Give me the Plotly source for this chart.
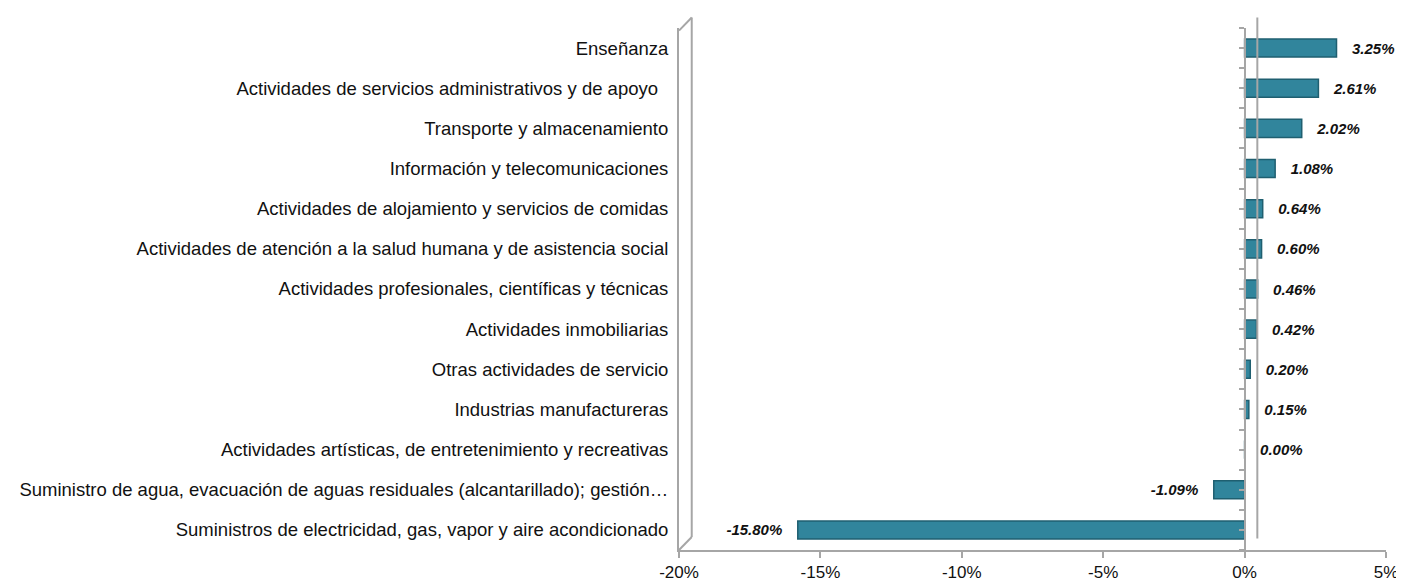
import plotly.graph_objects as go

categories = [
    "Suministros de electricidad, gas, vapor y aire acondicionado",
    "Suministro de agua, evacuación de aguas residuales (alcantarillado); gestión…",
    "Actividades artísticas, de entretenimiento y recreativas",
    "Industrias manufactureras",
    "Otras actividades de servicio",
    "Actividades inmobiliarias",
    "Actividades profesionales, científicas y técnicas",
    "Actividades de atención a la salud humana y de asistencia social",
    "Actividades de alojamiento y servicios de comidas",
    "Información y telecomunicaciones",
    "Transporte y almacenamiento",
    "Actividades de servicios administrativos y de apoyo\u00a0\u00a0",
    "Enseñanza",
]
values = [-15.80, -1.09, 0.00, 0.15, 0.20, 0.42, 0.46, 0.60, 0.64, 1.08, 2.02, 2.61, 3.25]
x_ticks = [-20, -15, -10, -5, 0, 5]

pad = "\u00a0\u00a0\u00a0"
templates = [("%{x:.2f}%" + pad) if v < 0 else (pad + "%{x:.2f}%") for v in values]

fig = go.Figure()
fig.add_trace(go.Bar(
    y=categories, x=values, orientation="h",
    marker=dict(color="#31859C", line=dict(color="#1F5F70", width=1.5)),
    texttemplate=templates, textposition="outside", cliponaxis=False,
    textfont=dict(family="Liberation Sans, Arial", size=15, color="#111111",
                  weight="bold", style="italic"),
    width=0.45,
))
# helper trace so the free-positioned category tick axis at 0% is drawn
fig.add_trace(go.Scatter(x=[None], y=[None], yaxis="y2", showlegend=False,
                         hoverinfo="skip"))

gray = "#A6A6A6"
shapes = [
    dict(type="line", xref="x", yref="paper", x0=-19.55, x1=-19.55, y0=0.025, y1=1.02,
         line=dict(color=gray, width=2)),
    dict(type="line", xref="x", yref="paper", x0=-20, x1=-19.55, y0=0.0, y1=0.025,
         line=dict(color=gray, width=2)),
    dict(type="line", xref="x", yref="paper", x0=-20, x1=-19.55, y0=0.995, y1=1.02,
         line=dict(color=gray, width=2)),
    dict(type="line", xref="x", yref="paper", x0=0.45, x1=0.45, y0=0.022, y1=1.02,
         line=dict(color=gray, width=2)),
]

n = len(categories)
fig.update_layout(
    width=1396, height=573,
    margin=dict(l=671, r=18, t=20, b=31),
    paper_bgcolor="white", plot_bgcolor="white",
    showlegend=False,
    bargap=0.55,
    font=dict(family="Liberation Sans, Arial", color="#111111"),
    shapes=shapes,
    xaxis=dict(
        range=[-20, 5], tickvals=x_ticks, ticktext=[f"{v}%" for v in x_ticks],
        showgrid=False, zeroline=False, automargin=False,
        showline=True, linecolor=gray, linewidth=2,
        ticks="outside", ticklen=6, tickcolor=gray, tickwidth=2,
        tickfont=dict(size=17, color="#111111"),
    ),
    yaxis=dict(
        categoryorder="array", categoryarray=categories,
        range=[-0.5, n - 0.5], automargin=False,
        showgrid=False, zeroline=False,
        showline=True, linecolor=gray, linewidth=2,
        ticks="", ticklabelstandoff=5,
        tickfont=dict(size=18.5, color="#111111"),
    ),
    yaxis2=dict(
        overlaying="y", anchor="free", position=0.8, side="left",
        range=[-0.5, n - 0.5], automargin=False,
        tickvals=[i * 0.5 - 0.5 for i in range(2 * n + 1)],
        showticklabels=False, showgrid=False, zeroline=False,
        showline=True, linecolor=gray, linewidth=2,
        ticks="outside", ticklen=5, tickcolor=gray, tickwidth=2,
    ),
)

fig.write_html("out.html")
::::::
**What to do**
The lines from the start of the data through the line that contains "import plotly.graph_objects as go" are to be returned exactly, please, with both ends included and every picture left out.

**Answer for this exercise**
Give me the Plotly source for this chart.
import plotly.graph_objects as go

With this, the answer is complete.